⟨
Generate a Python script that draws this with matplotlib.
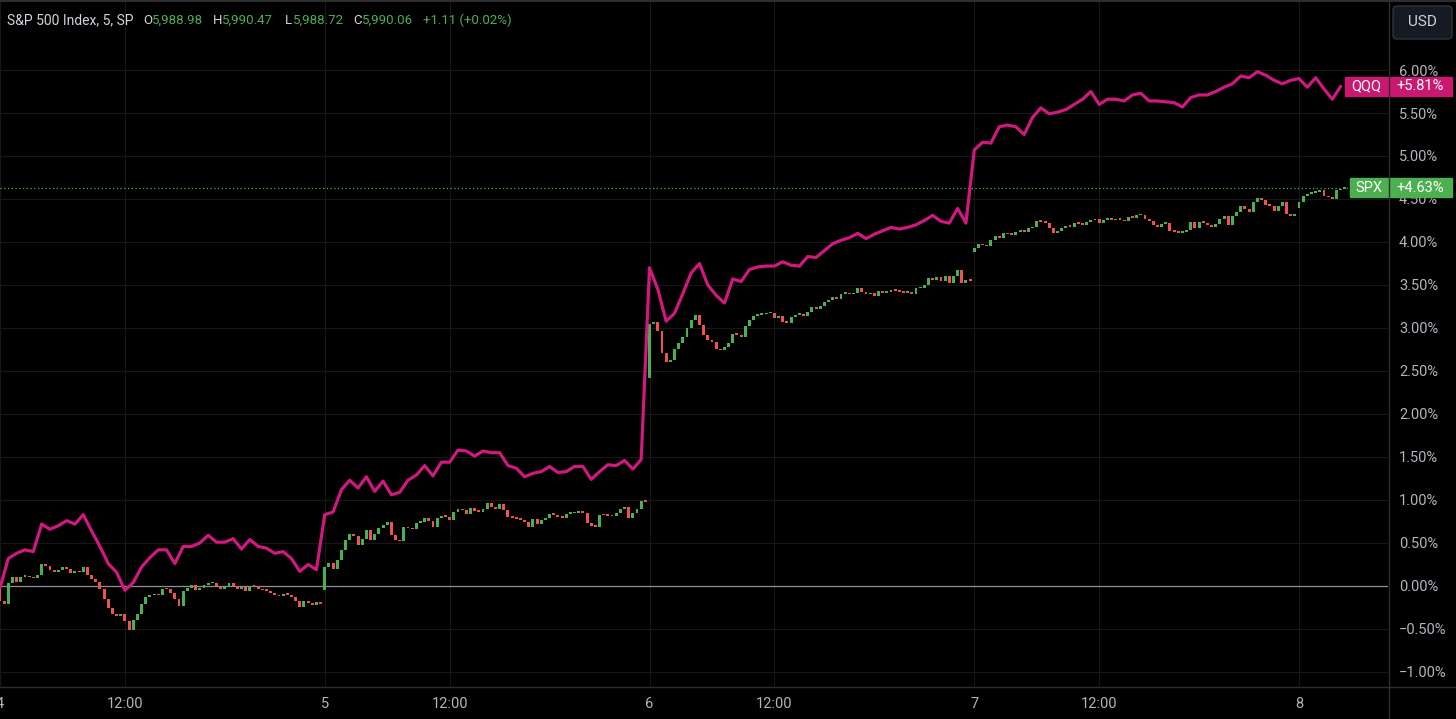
import numpy as np
import matplotlib.pyplot as plt
from matplotlib.patches import Rectangle, FancyBboxPatch
from matplotlib.transforms import blended_transform_factory

plt.rcParams['font.family'] = ['Roboto', 'DejaVu Sans']

# ---------------- data: % change vs. close before the 4th ----------------
bars_per_day = 78          # 5-minute bars, 9:30 - 16:00
noon_bar = 30              # 12:00 is the 30th bar of the session
day_names = ["4", "5", "6", "7", "8"]

# SPX candles: first open of each session, then the close of every bar
spx_open = [0.00, -0.05, 2.42, 3.88, 4.39]
spx_d4 = [-0.17, -0.21, 0.03, 0.10, 0.05, 0.11, 0.12, 0.10, 0.09, 0.13,
          0.25, 0.23, 0.19, 0.16, 0.19, 0.22, 0.20, 0.15, 0.17, 0.16,
          0.22, 0.13, 0.08, 0.05, -0.03, -0.15, -0.26, -0.33, -0.35, -0.33,
          -0.41, -0.51, -0.40, -0.33, -0.21, -0.13, -0.11, -0.09, -0.11, -0.03,
          -0.04, -0.08, -0.15, -0.23, -0.06, -0.02, 0.01, -0.05, -0.02, 0.01,
          0.03, 0.04, 0.00, -0.04, -0.01, 0.03, 0.00, -0.03, -0.01, -0.06,
          0.00, -0.01, -0.04, -0.05, -0.06, -0.08, -0.10, -0.12, -0.09, -0.10,
          -0.13, -0.18, -0.25, -0.18, -0.20, -0.22, -0.19, -0.21]
spx_d5 = [0.22, 0.27, 0.20, 0.30, 0.42, 0.53, 0.61, 0.58, 0.48, 0.55,
          0.65, 0.54, 0.60, 0.67, 0.71, 0.74, 0.59, 0.54, 0.52, 0.69,
          0.67, 0.66, 0.73, 0.74, 0.79, 0.76, 0.69, 0.79, 0.81, 0.80,
          0.77, 0.86, 0.89, 0.88, 0.84, 0.91, 0.87, 0.86, 0.90, 0.96,
          0.92, 0.90, 0.95, 0.88, 0.80, 0.79, 0.78, 0.77, 0.74, 0.69,
          0.78, 0.72, 0.77, 0.79, 0.84, 0.83, 0.80, 0.79, 0.84, 0.845,
          0.85, 0.86, 0.85, 0.73, 0.70, 0.69, 0.83, 0.82, 0.815, 0.81,
          0.85, 0.89, 0.92, 0.79, 0.85, 0.89, 0.99, 0.98]
spx_d6 = [3.05, 3.07, 2.97, 2.71, 2.61, 2.63, 2.76, 2.82, 2.90, 3.00,
          3.09, 3.15, 3.04, 2.92, 2.86, 2.84, 2.76, 2.74, 2.78, 2.82,
          2.93, 2.92, 2.90, 3.02, 3.09, 3.14, 3.15, 3.16, 3.17, 3.18,
          3.12, 3.14, 3.07, 3.06, 3.13, 3.15, 3.16, 3.14, 3.19, 3.24,
          3.22, 3.26, 3.30, 3.33, 3.36, 3.34, 3.40, 3.41, 3.39, 3.41,
          3.47, 3.42, 3.39, 3.41, 3.37, 3.43, 3.41, 3.42, 3.44, 3.43,
          3.42, 3.41, 3.42, 3.40, 3.46, 3.47, 3.50, 3.58, 3.56, 3.59,
          3.55, 3.60, 3.52, 3.60, 3.67, 3.52, 3.56, 3.55]
spx_d7 = [3.93, 3.98, 3.96, 3.95, 4.02, 4.07, 4.05, 4.10, 4.09, 4.08,
          4.12, 4.13, 4.12, 4.16, 4.18, 4.24, 4.23, 4.22, 4.16, 4.11,
          4.13, 4.16, 4.19, 4.18, 4.22, 4.21, 4.20, 4.23, 4.25, 4.27,
          4.22, 4.26, 4.28, 4.25, 4.27, 4.26, 4.24, 4.29, 4.28, 4.31,
          4.31, 4.27, 4.24, 4.20, 4.18, 4.21, 4.22, 4.13, 4.12, 4.11,
          4.12, 4.14, 4.23, 4.16, 4.23, 4.22, 4.20, 4.18, 4.21, 4.27,
          4.30, 4.20, 4.30, 4.35, 4.42, 4.38, 4.35, 4.47, 4.51, 4.49,
          4.43, 4.42, 4.36, 4.42, 4.47, 4.32, 4.30, 4.33]
spx_d8 = [4.47, 4.53, 4.56, 4.57, 4.58, 4.61, 4.53, 4.52, 4.50, 4.60, 4.62, 4.63]

# QQQ line, read every second 5-minute bar
qqq_step = 2
qqq_d4 = [-0.02, 0.32, 0.38, 0.42, 0.40, 0.72, 0.66, 0.70, 0.76, 0.72,
          0.83, 0.64, 0.46, 0.26, 0.16, -0.05, 0.04, 0.22, 0.33, 0.42,
          0.42, 0.26, 0.46, 0.46, 0.50, 0.59, 0.51, 0.51, 0.55, 0.43,
          0.54, 0.46, 0.44, 0.38, 0.40, 0.32, 0.17, 0.25, 0.19]
qqq_d5 = [0.83, 0.86, 1.12, 1.23, 1.14, 1.27, 1.10, 1.22, 1.06, 1.09,
          1.23, 1.29, 1.40, 1.28, 1.44, 1.44, 1.58, 1.57, 1.51, 1.57,
          1.55, 1.55, 1.40, 1.37, 1.27, 1.31, 1.33, 1.39, 1.32, 1.33,
          1.39, 1.39, 1.24, 1.33, 1.41, 1.40, 1.46, 1.36, 1.47]
qqq_d6 = [3.70, 3.45, 3.08, 3.17, 3.40, 3.64, 3.75, 3.50, 3.38, 3.29,
          3.57, 3.54, 3.68, 3.71, 3.72, 3.72, 3.77, 3.73, 3.72, 3.83,
          3.82, 3.90, 3.98, 4.02, 4.05, 4.10, 4.04, 4.09, 4.13, 4.17,
          4.15, 4.17, 4.20, 4.25, 4.31, 4.24, 4.22, 4.39, 4.22]
qqq_d7 = [5.07, 5.16, 5.15, 5.34, 5.36, 5.34, 5.25, 5.45, 5.56, 5.49,
          5.51, 5.54, 5.60, 5.66, 5.75, 5.60, 5.66, 5.66, 5.64, 5.71,
          5.73, 5.64, 5.64, 5.63, 5.62, 5.57, 5.68, 5.71, 5.71, 5.75,
          5.80, 5.84, 5.93, 5.91, 5.98, 5.94, 5.88, 5.84, 5.88]
qqq_d8 = [5.90, 5.80, 5.91, 5.78, 5.66, 5.81]

y_ticks = [-1.0, -0.5, 0.0, 0.5, 1.0, 1.5, 2.0, 2.5, 3.0, 3.5, 4.0, 4.5, 5.0, 5.5, 6.0]

header_title = "S&P 500 Index, 5, SP"
header_ohlc = [("O", "5,988.98"), ("H", "5,990.47"), ("L", "5,988.72"), ("C", "5,990.06")]
header_change = "+1.11 (+0.02%)"

# ---------------- style ----------------
BG = "#000000"
GREEN = "#4caf50"
RED = "#ef5350"
PINK = "#d0197e"
TEXT = "#b2b5be"
GRID = "#171717"
SEP = "#2e2e2e"

W, H = 1456, 719
plot_w, plot_h = 1388, 686
px_per_bar = 325 / bars_per_day
x_left = 0.25

fig = plt.figure(figsize=(W / 100, H / 100), dpi=100, facecolor=BG)
ax = fig.add_axes([0, (H - plot_h) / H, plot_w / W, plot_h / H])
ax.set_facecolor(BG)

# ---------------- SPX candles ----------------
sx, so, sc = [], [], []
for d, (first_open, closes) in enumerate(zip(spx_open, [spx_d4, spx_d5, spx_d6, spx_d7, spx_d8])):
    sx += [d * bars_per_day + i for i in range(len(closes))]
    so += [first_open] + closes[:-1]
    sc += closes
so, sc = np.array(so), np.array(sc)
colors = np.where(sc >= so, GREEN, RED)
ax.bar(sx, np.maximum(np.abs(sc - so), 0.02), bottom=np.minimum(so, sc),
       width=0.7, color=colors, linewidth=0, zorder=3)

# ---------------- QQQ line ----------------
qx, qy = [], []
for d, vals in enumerate([qqq_d4, qqq_d5, qqq_d6, qqq_d7, qqq_d8]):
    qx += [d * bars_per_day + qqq_step * i for i in range(len(vals))]
    qy += vals
ax.plot(qx, qy, color=PINK, lw=2.3, solid_joinstyle='round', solid_capstyle='round', zorder=4)

# ---------------- axes ----------------
ax.set_xlim(x_left, x_left + plot_w / px_per_bar)
ax.set_ylim(-1.163, 6.814)

xt, xl = [], []
for d, name in enumerate(day_names):
    xt.append(d * bars_per_day); xl.append(name)
    if d < len(day_names) - 1:
        xt.append(d * bars_per_day + noon_bar); xl.append("12:00")
ax.set_xticks(xt)
ax.set_xticklabels(xl)
ax.set_yticks(y_ticks)
ax.set_yticklabels([f"{v:.2f}%".replace("-", "\u2212") for v in y_ticks])
ax.yaxis.tick_right()
ax.tick_params(axis='y', length=0, pad=8, labelsize=10.5, labelcolor=TEXT)
ax.tick_params(axis='x', length=0, pad=8, labelsize=10.5, labelcolor=TEXT)
for lab in ax.get_yticklabels():
    lab.set_horizontalalignment('left')
ax.grid(True, color=GRID, lw=0.8, zorder=0)
ax.set_axisbelow(True)
for s in ax.spines.values():
    s.set_visible(False)

ax.axhline(0, color="#8c8f98", lw=0.9, zorder=2)
spx_last = spx_d8[-1]
qqq_last = qqq_d8[-1]
ax.axhline(spx_last, color=GREEN, lw=0.9, ls=(0, (1, 2)), zorder=2)

# ---------------- price tags ----------------
blend = blended_transform_factory(ax.transAxes, ax.transData)


def price_tag(val, name, color, name_w):
    h = 0.225
    nw = name_w / plot_w
    vw = 64 / plot_w
    ax.add_patch(Rectangle((1 - nw, val - h / 2), nw, h, transform=blend,
                           color=color, clip_on=False, zorder=6))
    ax.add_patch(Rectangle((1, val - h / 2), vw, h, transform=blend,
                           color=color, clip_on=False, zorder=6))
    ax.text(1 - nw / 2, val, name, transform=blend, ha='center', va='center',
            color='white', fontsize=10.5, clip_on=False, zorder=7)
    ax.text(1 + vw / 2, val, f"+{val:.2f}%", transform=blend, ha='center', va='center',
            color='white', fontsize=10.5, clip_on=False, zorder=7)


price_tag(qqq_last, "QQQ", "#c8186f", 43)
price_tag(spx_last, "SPX", GREEN, 38)

# ---------------- overlay: separators, header, USD button ----------------
ov = fig.add_axes([0, 0, 1, 1], zorder=10)
ov.set_xlim(0, W)
ov.set_ylim(H, 0)
ov.axis('off')
ov.patch.set_alpha(0)
ov.plot([plot_w + 0.5, plot_w + 0.5], [0, H], color=SEP, lw=1)
ov.plot([0, W], [plot_h + 0.5, plot_h + 0.5], color=SEP, lw=1)
ov.plot([0, W], [0.5, 0.5], color=SEP, lw=1.5)

ov.add_patch(FancyBboxPatch((1393, 6), 59, 33, boxstyle="round,pad=0,rounding_size=4",
                            fc="#161a23", ec="#2f3340", lw=1))
ov.text(1422.5, 22.5, "USD", ha='center', va='center', color="#d1d4dc", fontsize=11)

hy = 20
ov.text(7, hy, header_title, ha='left', va='center', color="#d1d4dc", fontsize=10)
pos = [(143, 152), (213, 222), (285, 293), (353, 362)]
for (letter, value), (lx, vx) in zip(header_ohlc, pos):
    ov.text(lx, hy, letter, ha='left', va='center', color="#d1d4dc", fontsize=9.5)
    ov.text(vx, hy, value, ha='left', va='center', color=GREEN, fontsize=9.5)
ov.text(423, hy, header_change, ha='left', va='center', color=GREEN, fontsize=9.5)

fig.savefig("out.png", dpi=100, facecolor=BG)
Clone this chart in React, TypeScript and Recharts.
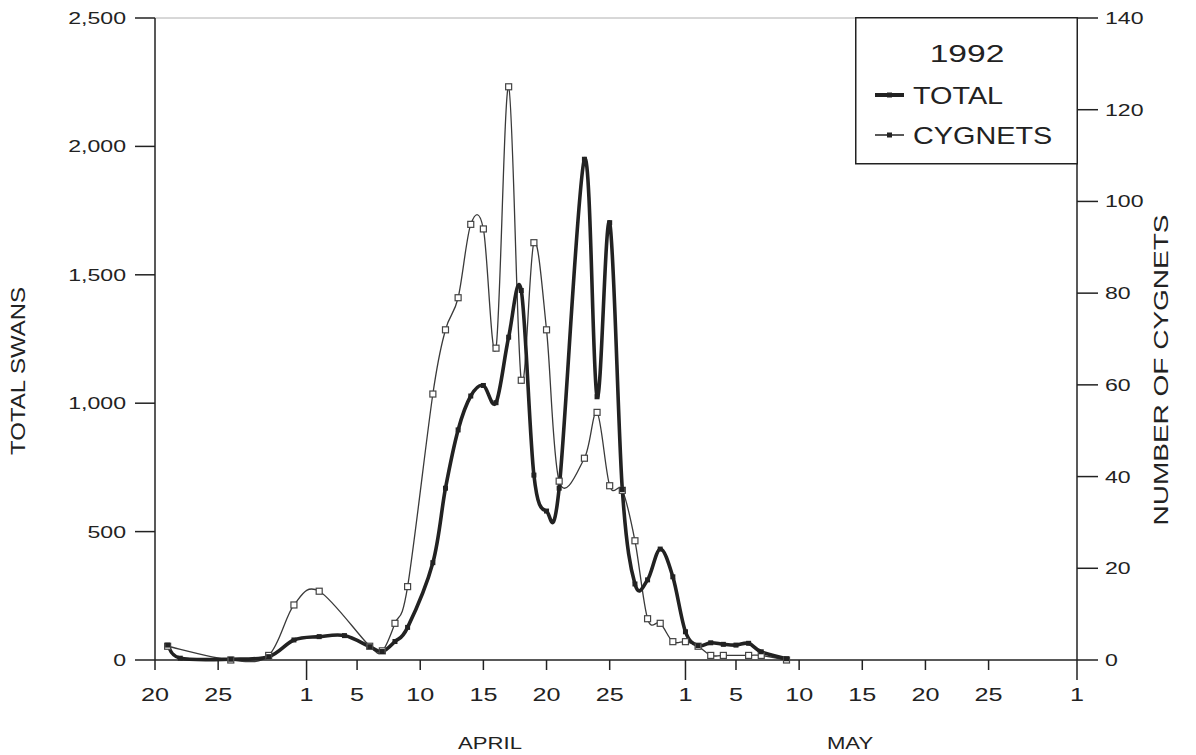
import React from 'react';
import { ComposedChart, Line, XAxis, YAxis, Legend, ReferenceLine } from 'recharts';

// ---- data (day 0 = 20 March 1992) ----
const dayTicks = [0, 5, 12, 16, 21, 26, 31, 36, 42, 46, 51, 56, 61, 66, 73];
const dayTickLabels = ['20', '25', '1', '5', '10', '15', '20', '25', '1', '5', '10', '15', '20', '25', '1'];
const monthStartTicks = [12, 42, 73];
const monthLabels = ['APRIL', 'MAY'];

const totalDays = [1, 2, 6, 9, 11, 13, 15, 17, 18, 19, 20, 22, 23, 24, 25, 26, 27, 28, 29, 30, 31, 32, 34, 35, 36, 37, 38, 39, 40, 41, 42, 43, 44, 45, 46, 47, 48, 50];
const totalValues = [58, 7, 3, 13, 78, 91, 95, 52, 33, 72, 127, 379, 669, 896, 1028, 1069, 1002, 1257, 1439, 720, 580, 669, 1950, 1025, 1703, 664, 296, 312, 432, 324, 110, 56, 67, 61, 58, 65, 32, 5];

const cygnetDays = [1, 6, 9, 11, 13, 17, 18, 19, 20, 22, 23, 24, 25, 26, 27, 28, 29, 30, 31, 32, 34, 35, 36, 37, 38, 39, 40, 41, 42, 43, 44, 45, 47, 48, 50];
const cygnetValues = [3, 0, 1, 12, 15, 3, 2, 8, 16, 58, 72, 79, 95, 94, 68, 125, 61, 91, 72, 39, 44, 54, 38, 37, 26, 9, 8, 4, 4, 3, 1, 1, 1, 1, 0];

const leftTicks = [0, 500, 1000, 1500, 2000, 2500];
const rightTicks = [0, 20, 40, 60, 80, 100, 120, 140];

const totalData = totalDays.map((d, i) => ({ day: d, total: totalValues[i] }));
const cygnetData = cygnetDays.map((d, i) => ({ day: d, cygnets: cygnetValues[i] }));

const INK = '#222';
const FONT = '"Liberation Sans", Arial, sans-serif';

// Catmull-Rom style curve factory
const catmullRom = (context: any) => {
  let pts: number[][] = [];
  return {
    areaStart() {},
    areaEnd() {},
    lineStart() {
      pts = [];
    },
    lineEnd() {
      const n = pts.length;
      if (!n) return;
      context.moveTo(pts[0][0], pts[0][1]);
      const k = 1 / 6;
      for (let i = 0; i < n - 1; i++) {
        const p0 = pts[i - 1] || pts[i];
        const p1 = pts[i];
        const p2 = pts[i + 1];
        const p3 = pts[i + 2] || p2;
        context.bezierCurveTo(
          p1[0] + (p2[0] - p0[0]) * k,
          p1[1] + (p2[1] - p0[1]) * k,
          p2[0] - (p3[0] - p1[0]) * k,
          p2[1] - (p3[1] - p1[1]) * k,
          p2[0],
          p2[1]
        );
      }
    },
    point(x: number, y: number) {
      pts.push([+x, +y]);
    },
  };
};

const XTick = (props: any) => {
  const { x, y, payload } = props;
  const idx = dayTicks.indexOf(payload.value);
  const long = monthStartTicks.includes(payload.value);
  return (
    <g>
      <line x1={x} x2={x} y1={y} y2={y + (long ? 20 : 10)} stroke={INK} strokeWidth={1.5} />
      <text
        transform={`translate(${x},${y + 41}) scale(1.4,1)`}
        textAnchor="middle"
        fontSize={18}
        fontFamily={FONT}
        fill={INK}
      >
        {dayTickLabels[idx]}
      </text>
    </g>
  );
};

const LeftTick = (props: any) => {
  const { x, y, payload } = props;
  return (
    <text
      transform={`translate(${x},${y + 6}) scale(1.4,1)`}
      textAnchor="end"
      fontSize={16.5}
      fontFamily={FONT}
      fill={INK}
    >
      {Number(payload.value).toLocaleString('en-US')}
    </text>
  );
};

const RightTick = (props: any) => {
  const { x, y, payload } = props;
  return (
    <text
      transform={`translate(${x},${y + 6}) scale(1.4,1)`}
      textAnchor="start"
      fontSize={16.5}
      fontFamily={FONT}
      fill={INK}
    >
      {payload.value}
    </text>
  );
};

const TotalDot = (props: any) => {
  const { cx, cy, index } = props;
  if (cx == null || cy == null) return <g key={`t${index}`} />;
  return <rect key={`t${index}`} x={cx - 2.5} y={cy - 2.5} width={5} height={5} fill={INK} />;
};

const CygnetDot = (props: any) => {
  const { cx, cy, index } = props;
  if (cx == null || cy == null) return <g key={`c${index}`} />;
  return (
    <rect
      key={`c${index}`}
      x={cx - 3}
      y={cy - 3}
      width={6}
      height={6}
      fill="#fff"
      stroke="#444"
      strokeWidth={1.2}
    />
  );
};

const LegendBox = () => (
  <svg width={223} height={148} style={{ display: 'block' }}>
    <rect x={0.75} y={0.75} width={221.5} height={146} fill="#fff" stroke={INK} strokeWidth={1.5} />
    <text
      transform="translate(112,45) scale(1.4,1)"
      textAnchor="middle"
      fontSize={24}
      fontFamily={FONT}
      fill={INK}
    >
      1992
    </text>
    <line x1={20} x2={49} y1={78} y2={78} stroke={INK} strokeWidth={4} />
    <rect x={32} y={75.5} width={5} height={5} fill={INK} />
    <text transform="translate(58,87) scale(1.2,1)" fontSize={24} fontFamily={FONT} fill={INK}>
      TOTAL
    </text>
    <line x1={20} x2={49} y1={118} y2={118} stroke={INK} strokeWidth={1.5} />
    <rect x={32} y={115.5} width={5} height={5} fill={INK} />
    <text transform="translate(58,127) scale(1.2,1)" fontSize={24} fontFamily={FONT} fill={INK}>
      CYGNETS
    </text>
  </svg>
);

const leftTitle = () => (
  <text
    transform="translate(18,371) rotate(-90) scale(1.2,1)"
    textAnchor="middle"
    dy="0.36em"
    fontSize={20}
    fontFamily={FONT}
    fill={INK}
  >
    TOTAL SWANS
  </text>
);

const rightTitle = () => (
  <text
    transform="translate(1161,370) rotate(-90) scale(1.4,1)"
    textAnchor="middle"
    dy="0.36em"
    fontSize={20}
    fontFamily={FONT}
    fill={INK}
  >
    NUMBER OF CYGNETS
  </text>
);

const monthTitles = () => (
  <g>
    <text transform="translate(490,749) scale(1.3,1)" textAnchor="middle" fontSize={17} fontFamily={FONT} fill={INK}>
      {monthLabels[0]}
    </text>
    <text transform="translate(850,749) scale(1.3,1)" textAnchor="middle" fontSize={17} fontFamily={FONT} fill={INK}>
      {monthLabels[1]}
    </text>
  </g>
);

export default function App() {
  return (
    <div style={{ position: 'absolute', left: 0, top: 0, width: 1196, height: 755, background: '#fff' }}>
      <ComposedChart width={1196} height={755} margin={{ top: 18, right: 19, bottom: 35, left: 55 }}>
        <XAxis
          xAxisId="x"
          type="number"
          dataKey="day"
          domain={[0, 73]}
          ticks={dayTicks}
          interval={0}
          allowDataOverflow
          tickSize={0}
          tickMargin={0}
          tickLine={false}
          tick={<XTick />}
          height={60}
          axisLine={{ stroke: INK, strokeWidth: 1.5 }}
          label={{ content: monthTitles }}
        />
        <YAxis
          yAxisId="left"
          orientation="left"
          domain={[0, 2500]}
          ticks={leftTicks}
          interval={0}
          width={100}
          tickSize={20}
          tickMargin={9}
          tickLine={{ stroke: INK, strokeWidth: 1.5 }}
          axisLine={{ stroke: INK, strokeWidth: 1.5 }}
          tick={<LeftTick />}
          label={{ content: leftTitle }}
        />
        <YAxis
          yAxisId="right"
          orientation="right"
          domain={[0, 140]}
          ticks={rightTicks}
          interval={0}
          width={100}
          tickSize={21}
          tickMargin={7}
          tickLine={{ stroke: INK, strokeWidth: 1.5 }}
          axisLine={{ stroke: INK, strokeWidth: 1.5 }}
          tick={<RightTick />}
          label={{ content: rightTitle }}
        />
        <ReferenceLine xAxisId="x" yAxisId="left" y={2500} stroke="#b0b0b0" strokeWidth={1} />
        <Legend
          layout="vertical"
          verticalAlign="middle"
          align="center"
          content={LegendBox}
          wrapperStyle={{ position: 'absolute', left: 855, top: 17, width: 223, height: 148 }}
        />
        <Line
          xAxisId="x"
          yAxisId="right"
          data={cygnetData}
          dataKey="cygnets"
          name="CYGNETS"
          type={catmullRom as any}
          stroke="#3a3a3a"
          strokeWidth={1.3}
          dot={CygnetDot}
          activeDot={false}
          isAnimationActive={false}
        />
        <Line
          xAxisId="x"
          yAxisId="left"
          data={totalData}
          dataKey="total"
          name="TOTAL"
          type={catmullRom as any}
          stroke={INK}
          strokeWidth={3.6}
          dot={TotalDot}
          activeDot={false}
          isAnimationActive={false}
        />
      </ComposedChart>
    </div>
  );
}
⟩
What this task involves -
Without the pictures, write out the lines from the beginning of the entries through the line with "from matplotlib.transforms import".

Task output -
Generate a Python script that draws this with matplotlib.
import numpy as np
import matplotlib.pyplot as plt
from matplotlib.patches import Rectangle, FancyBboxPatch
from matplotlib.transforms import blended_transform_factory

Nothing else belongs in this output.